My girlfriend and I found a small shelf/cabinet on the curb and decided to give it a new home. After a few days of standing in a corner blocking our shower door from opening all the way, we figured it would make better sense to shorten it a bit. This instructable documents the cabinet's conversion from 'wide' to 'less wide', using only hand tools and a little elbow grease.
Step 1: Reuse, Reduce, and Recycle
Here, we're going to give someone else's trash a new lease on life. I suppose this can also be considered 'Reuse'.
The cabinet was made from particle board (chip board) and screws. I removed (by hand) and later reused all the screws... and even had some left over for other projects.
Disclaimer: No new hardware or materials were harmed during the modding of this cabinet.
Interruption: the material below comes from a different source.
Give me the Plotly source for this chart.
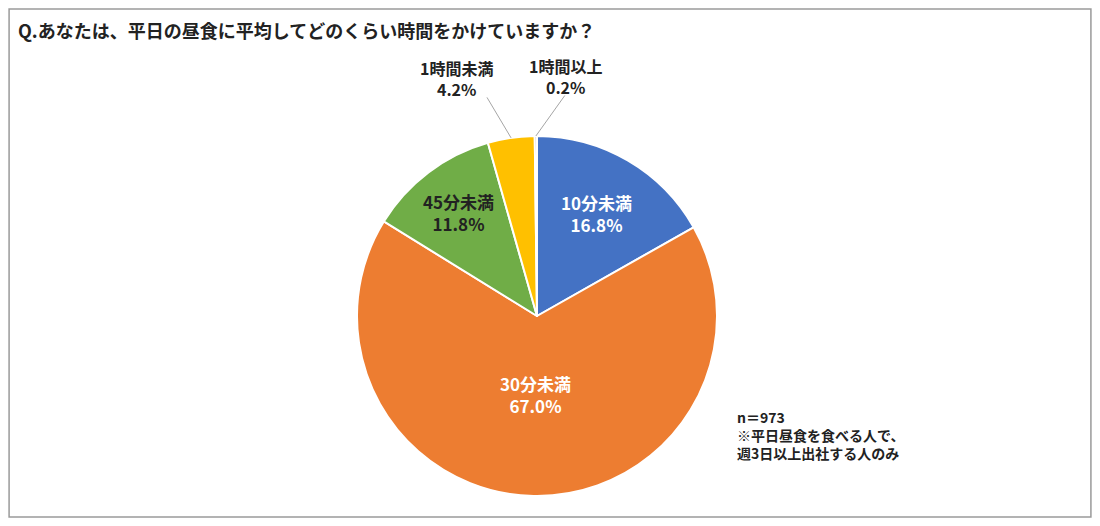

I don't think this is what they mean by Reduce...but I want to shrink the cabinet from 3ft wide to 2ft wide.
Two R's out of three isn't bad right?
Step 2: Tools
Step 3: Disassembly
I had to use a hammer to loosen each piece, due to there being glue and paint in the joints.
Step 4: Measure Twice, Cut Once
Instead of using a circular saw, table saw, or jigsaw...try using a good-ole fashioned hand saw.
The handle on many hand saws give an excellent way to mark 90 and 45 degree angles.
Step 5: Reassembly
Since the wood in this cabinet is particle board (chip board), putting screws in by hand was real easy. If it were harder wood, then pilot holes might have been needed. If I did need to drill any holes...this can still be done without power tools. You might be surprised to find out that not all drills are electric. You can find hand drills at many hardware stores.
Putting this thing back together was a breeze. In about 30-45 minutes, the cabinet was disassembled, cut, and reassembled. All it needs now is a fresh coat of paint.
Step 6: Outro
My suggestion was to not use power tools from time to time. If it can be done by hand...then why wouldn't you.
You can save electricity...keep more CO2 out of the air...and take pride in something you made (or modded) by hand.
Step 7: Other Suggestibles
Many people already know this...but you can put a brick in your toilet's tank to displace a bit of water (a real brick...not your #2). Each time you flush, it'll use less water...equal in volume to the brick. You could also use soda bottles, bags of rocks, or other things. Bricks are nice because they are heavy and won't move or get under any moving parts.
You can also re-route your toilet's tank's plumbing to save even more water. Each flush, the tank's water gets passed to the bowl and once empty, the tank begins to refill. There's a bit of tubing that lets some of the refill water pass into the bowl through the overflow tube, washing the sides and filling the bowl to its usual level. If you remove this tubing from the overflow tube and direct its water into the tank, then the tank will refill faster and it'll use less water. The one side-effect of this is that the bowl will not be as full as before (this is where you save water). This probably won't have any effect however on the 'quality' of your flushings since the liquid wastes that you put into the bowl when using it add up.
Given that you might have a different toilet, water pressure, bathroom habits, etc., you might have to fiddle a bit with the above suggestions to make sure your toilet still flushes completely the first time. Having to flush a water saving toilet twice is often worse than flushing a regular toilet once.
When asked whether you'd prefer paper or plastic...say "Neither". That's because you've got your own reuseable grocery bags. You can get reuseable bags anywhere from $0 to more than $100. I suggest you go for the cheaper ones. In LA and probably a lot of other places, some grocery stores will give you a $0.05 refund for each reuseable bag you use. The bags pay for themselves after a few visits.